One final possibility suggests itself. According to Deuteronomy 33:8, Urim and Thummim were blessings given to the tribe of Levi, manipulated by the high priest who kept them hidden in the pouch of his breastplate (Exodus 28:30), as the jar of manna was hidden with the tables of the law in the ark. No one knows for sure what the Urim and Thummim actually were, but Josephus considered them stones that shone to communicate Yahweh’s will to the people,[1] and the notion that they were stones has been a widespread, though hardly universal, tradition. Jesus’ gift of a white stone thus might be another of the gifts of priesthood. In the wilderness of Pergamum, those who overcome will know the will of God.

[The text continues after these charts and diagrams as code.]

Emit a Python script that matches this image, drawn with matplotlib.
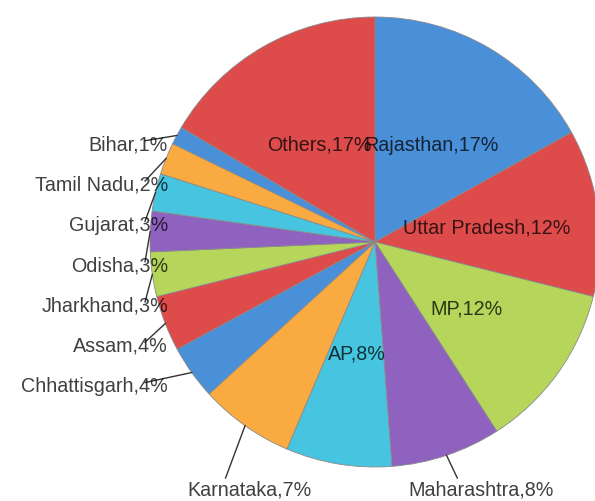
import numpy as np
from matplotlib import pyplot as plt

states = ["Rajasthan", "Uttar Pradesh", "MP", "Maharashtra", "AP", "Karnataka",
          "Chhattisgarh", "Assam", "Jharkhand", "Odisha", "Gujarat", "Tamil Nadu",
          "Bihar", "Others"]
shares = [16.9, 12.0, 12.0, 7.9, 7.6, 6.8, 3.9, 4.0, 3.2, 2.9, 2.7, 2.3, 1.3, 16.5]
pct_labels = ["17%", "12%", "12%", "8%", "8%", "7%", "4%", "4%", "3%", "3%", "3%",
              "2%", "1%", "17%"]
label_inside = [True, True, True, False, True, False, False, False, False, False,
                False, False, False, True]

palette = ["#4a90d9", "#dd4b4b", "#b5d65a", "#8f62bf", "#47c5e0", "#f9aa40"]
colors = [palette[i % len(palette)] for i in range(len(states))]

plt.rcParams['font.family'] = ['Liberation Sans', 'DejaVu Sans']
fs = 14.2

fig = plt.figure(figsize=(5.95, 5.02), dpi=100)
ax = fig.add_axes([0, 0, 1, 1])
ax.pie(shares, radius=1, startangle=90, counterclock=False, colors=colors,
       wedgeprops=dict(edgecolor='#8a8a8a', linewidth=0.6))

# pixel layout: centre at (375, 243), radius 225 px
ax.set_xlim(-375 / 225, 220 / 225)
ax.set_ylim(-259 / 225, 243 / 225)
ax.set_aspect('equal')
ax.axis('off')

total = sum(shares)
cum = np.cumsum([0] + shares[:-1])
mid = 90 - (cum + np.array(shares) / 2) / total * 360  # degrees, math convention
mx = np.cos(np.radians(mid))
my = np.sin(np.radians(mid))

txt_kw = dict(fontsize=fs, color='black', alpha=0.75)

left = []
for i, name in enumerate(states):
    text = f"{name},{pct_labels[i]}"
    if label_inside[i]:
        ax.text(0.5 * mx[i], 0.5 * my[i], text, ha='center', va='center', **txt_kw)
    elif abs(mx[i]) < 0.6 and my[i] < 0:
        # bottom labels
        yend = -236 / 225
        xend = mx[i] * 1.15
        ax.plot([mx[i], xend], [my[i], yend], color='#333333', lw=1)
        ax.text(xend + 24 / 225, yend - 0.05, text, ha='center', va='center', **txt_kw)
    else:
        left.append(i)

# left side labels, evenly stacked from the bottom up
left.sort(key=lambda i: my[i])
gap = 40.3 / 225
y0 = my[left[0]] - 13 / 225
for k, i in enumerate(left):
    y = y0 + k * gap
    ax.plot([mx[i], -1.022], [my[i], y + 3 / 225], color='#333333', lw=1)
    ax.text(-0.92, y, f"{states[i]},{pct_labels[i]}", ha='right', va='center', **txt_kw)

fig.savefig("out.png", dpi=100, facecolor='white')
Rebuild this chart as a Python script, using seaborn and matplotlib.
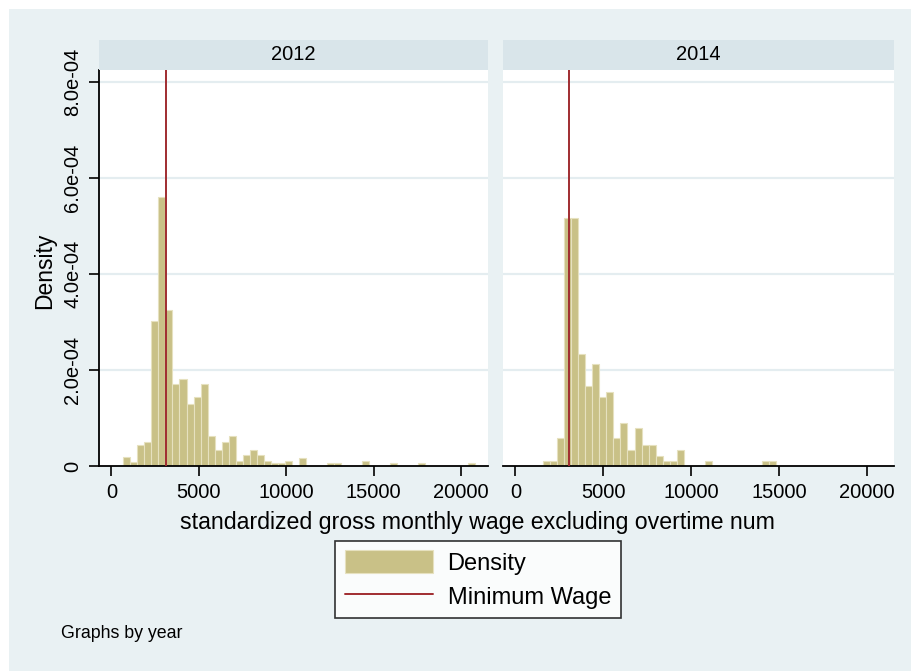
import numpy as np
import pandas as pd
import matplotlib
matplotlib.use("Agg")
import matplotlib.pyplot as plt
import seaborn as sns
from matplotlib.patches import Rectangle, Patch
from matplotlib.lines import Line2D

sns.set_style("white")
plt.rcParams["font.family"] = ["Liberation Sans", "DejaVu Sans"]
plt.rcParams["text.color"] = "black"
plt.rcParams["xtick.color"] = "black"
plt.rcParams["ytick.color"] = "black"

# Histogram bins (wage units) and bar densities (in units of 1e-4)
years = ["2012", "2014"]
bin_width = 402
bin_start_2012 = 684
bin_start_2014 = 1554
density_2012 = [0.18, 0.077, 0.44, 0.505, 3.03, 5.60, 3.26, 1.70, 1.81, 1.30,
                1.44, 1.70, 0.62, 0.33, 0.505, 0.62, 0.10, 0.22, 0.33, 0.22,
                0.10, 0.07, 0.07, 0.10, 0.0, 0.17, 0.0, 0.0, 0.0, 0.07,
                0.07, 0.0, 0.0, 0.0, 0.10, 0.0, 0.0, 0.0, 0.07, 0.0,
                0.0, 0.0, 0.07, 0.0, 0.0, 0.0, 0.0, 0.0, 0.0, 0.07]
density_2014 = [0.11, 0.11, 0.575, 5.17, 5.17, 2.34, 1.66, 2.13, 1.44, 1.55,
                0.575, 0.90, 0.33, 0.79, 0.43, 0.43, 0.21, 0.10, 0.10, 0.33,
                0.0, 0.0, 0.0, 0.10, 0.0, 0.0, 0.0, 0.0, 0.0, 0.0,
                0.0, 0.10, 0.10]
min_wage_2012 = 3115
min_wage_2014 = 3060

x_ticks = [0, 5000, 10000, 15000, 20000]
y_ticks = [0, 2e-4, 4e-4, 6e-4, 8e-4]
y_tick_labels = ["0", "2.0e-04", "4.0e-04", "6.0e-04", "8.0e-04"]

panels = {
    "2012": (bin_start_2012, density_2012, min_wage_2012),
    "2014": (bin_start_2014, density_2014, min_wage_2014),
}

BG = "#E9F1F3"
STRIP = "#D9E5EA"
GRID = "#E4EDF0"
BAR = "#C9C187"
BAR_EDGE = "#E6E1BF"
LINE = "#A02C30"

W, H = 912, 671
fig = plt.figure(figsize=(W / 100, H / 100), dpi=100, facecolor="white")
fig.patches.append(Rectangle((9 / W, 0), 1 - 9 / W, 1 - 9 / H,
                             transform=fig.transFigure, facecolor=BG,
                             edgecolor="none", zorder=-10))


def px_rect(x0, y0, x1, y1):
    return [x0 / W, 1 - y1 / H, (x1 - x0) / W, (y1 - y0) / H]


panel_px = {"2012": (99, 488), "2014": (503, 894)}
top_px, bottom_px, strip_top = 70, 466, 40

for i, yr in enumerate(years):
    start, dens, mw = panels[yr]
    x0, x1 = panel_px[yr]
    ax = fig.add_axes(px_rect(x0, top_px, x1, bottom_px))
    ax.set_facecolor("white")

    dens = np.array(dens) * 1e-4
    edges = start + bin_width * np.arange(len(dens) + 1)
    centers = (edges[:-1] + edges[1:]) / 2
    df = pd.DataFrame({"wage": centers, "density": dens})
    for yv in y_ticks[1:]:
        ax.axhline(yv, color=GRID, lw=1.6, zorder=0)
    sns.histplot(data=df, x="wage", weights="density",
                 bins=[float(e) for e in edges],
                 stat="count", ax=ax, color=BAR, edgecolor=BAR_EDGE,
                 linewidth=0.8, alpha=1, zorder=2)
    ax.axvline(mw, color=LINE, lw=1.4, zorder=3)

    ax.set_xlim(-705, 21550)
    ax.set_ylim(0, 8.25e-4)
    ax.set_xticks(x_ticks)
    ax.set_xticklabels([str(t) for t in x_ticks], fontsize=14.5)
    ax.set_xlabel("")
    ax.set_ylabel("")
    for s in ["top", "right"]:
        ax.spines[s].set_visible(False)
    ax.spines["bottom"].set_color("black")
    ax.spines["bottom"].set_linewidth(1.3)
    ax.tick_params(axis="x", direction="out", length=7, width=1.2,
                   pad=5, colors="black", bottom=True)
    if i == 0:
        ax.spines["left"].set_color("black")
        ax.spines["left"].set_linewidth(1.3)
        ax.set_yticks(y_ticks)
        ax.set_yticklabels(y_tick_labels, fontsize=14.5, rotation=90,
                           va="center")
        ax.tick_params(axis="y", direction="out", length=7, width=1.2,
                       pad=5, colors="black", left=True)
    else:
        ax.spines["left"].set_visible(False)
        ax.set_yticks(y_ticks)
        ax.tick_params(axis="y", left=False, labelleft=False)

    sax = fig.add_axes(px_rect(x0, strip_top, x1, top_px))
    sax.set_facecolor(STRIP)
    sax.set_xticks([])
    sax.set_yticks([])
    for s in sax.spines.values():
        s.set_visible(False)
    sax.text(0.5, 0.5, yr, ha="center", va="center", fontsize=14.5,
             color="black", transform=sax.transAxes)

fig.text(45 / W, 1 - 271 / H, "Density", rotation=90, ha="center",
         va="center", fontsize=16.5, color="black")
fig.text(477 / W, 1 - 522 / H,
         "standardized gross monthly wage excluding overtime num",
         ha="center", va="center", fontsize=16.7, color="black")

handles = [Patch(facecolor=BAR, edgecolor=BAR_EDGE, linewidth=0.8),
           Line2D([0], [0], color=LINE, lw=1.4)]
leg = fig.legend(handles, ["Density", "Minimum Wage"], loc="center",
                 bbox_to_anchor=(478 / W, 1 - 579.5 / H), fontsize=17,
                 frameon=True, fancybox=False, edgecolor="black",
                 handlelength=3.75, handleheight=1.1, borderpad=0.4,
                 labelspacing=0.4, handletextpad=0.6, borderaxespad=0)
leg.get_frame().set_linewidth(1.2)
leg.get_frame().set_facecolor("white")
for t in leg.get_texts():
    t.set_color("black")

fig.text(61 / W, 1 - 634 / H, "Graphs by year", ha="left", va="center",
         fontsize=12.8, color="black")

fig.savefig("out.png", dpi=100, facecolor=fig.get_facecolor())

That is all background, but the inscribed white stone also points forward. The foundation stones of the city that descends from heaven are inscribed with names. The bride is like the high priest, dressed in festal bridal garments, and she wears the jewels of the high priest. The overcomers of Pergamum are jeweled like the bride, the priestly bride that is the body of the High Priest, Jesus.

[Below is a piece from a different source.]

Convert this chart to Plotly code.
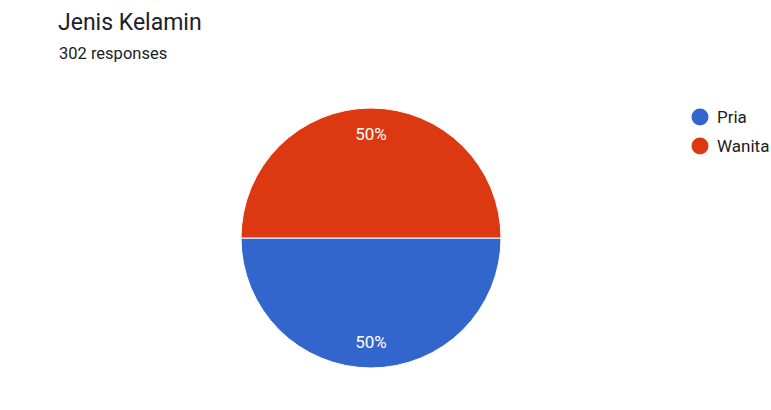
import plotly.graph_objects as go

categories = ["Pria", "Wanita"]
values = [151, 151]
colors = ["#3366cc", "#dc3912"]
title_text = "Jenis Kelamin"
subtitle_text = "302 responses"

W, H = 771, 410
pie_domain = dict(x=[241 / W, 501 / W], y=[1 - 368 / H, 1 - 108 / H])

fig = go.Figure()
# coloured slices
fig.add_trace(go.Pie(
    labels=categories, values=values,
    marker=dict(colors=colors, line=dict(color="white", width=1)),
    sort=False, direction="clockwise", rotation=90,
    textinfo="none", showlegend=False, hoverinfo="label+percent",
    domain=pie_domain,
))
# transparent ring carrying the percentage labels (placed further out like the reference)
fig.add_trace(go.Pie(
    labels=categories, values=values, hole=0.6,
    marker=dict(colors=["rgba(0,0,0,0)"] * len(categories), line=dict(width=0)),
    sort=False, direction="clockwise", rotation=90,
    textinfo="percent", texttemplate="%{percent:.0%}",
    textposition="inside", insidetextorientation="horizontal",
    textfont=dict(color="white", size=17, family="Roboto"),
    showlegend=False, hoverinfo="skip",
    domain=pie_domain,
))

shapes = []
annotations = [
    dict(text=title_text, x=56 / W, y=1 - 22 / H, xref="paper", yref="paper",
         xanchor="left", yanchor="middle", showarrow=False,
         font=dict(size=23, color="#202124", family="Roboto")),
    dict(text=subtitle_text, x=57 / W, y=1 - 53 / H, xref="paper", yref="paper",
         xanchor="left", yanchor="middle", showarrow=False,
         font=dict(size=16.5, color="#202124", family="Roboto")),
]
# legend
leg_x, leg_y0, leg_dy, r = 700, 117, 29, 8.5
for i, (c, col) in enumerate(zip(categories, colors)):
    cy = leg_y0 + i * leg_dy
    shapes.append(dict(type="circle", xref="paper", yref="paper",
                       x0=(leg_x - r) / W, x1=(leg_x + r) / W,
                       y0=1 - (cy + r) / H, y1=1 - (cy - r) / H,
                       fillcolor=col, line=dict(width=0)))
    annotations.append(dict(text=c, x=(leg_x + 15) / W, y=1 - cy / H,
                            xref="paper", yref="paper", xanchor="left", yanchor="middle",
                            showarrow=False,
                            font=dict(size=17, color="#202124", family="Roboto")))

fig.update_layout(
    width=W, height=H,
    margin=dict(l=0, r=0, t=0, b=0),
    paper_bgcolor="white", plot_bgcolor="white",
    font=dict(family="Roboto", color="#202124"),
    showlegend=False,
    shapes=shapes,
    annotations=annotations,
)

fig.write_html("out.html", config={"displayModeBar": False},
               post_script="document.body.style.margin='0px';")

 Peter J. Leithart is President of Trinity House.


[1] Josephus, Antiquities 3.8.9: “For as to those stones, which we told you before, the high priest bare on his shoulders, which were sardonyxes, (and I think it needless to describe their nature, they being known to every body,) the one of them shined out when God was present at their sacrifices; I mean that which was in the nature of a button on his right shoulder, bright rays darting out thence, and being seen even by those that were most remote; which splendor yet was not before natural to the stone. This has appeared a wonderful thing to such as have not so far indulged themselves in philosophy, as to despise Divine revelation. Yet will I mention what is still more wonderful than this: for God declared beforehand, by those twelve stones which the high priest bare on his breast, and which were inserted into his breastplate, when they should be victorious in battle; for so great a splendor shone forth from them before the army began to march, that all the people were sensible of God’s being present for their assistance. Whence it came to pass that those Greeks, who had a veneration for our laws, because they could not possibly contradict this, called that breastplate the Oracle. Now this breastplate, and this sardonyx, left off shining two hundred years before I composed this book, God having been displeased at the transgressions of his laws. Of which things we shall further discourse on a fitter opportunity; but I will now go on with my proposed narration.”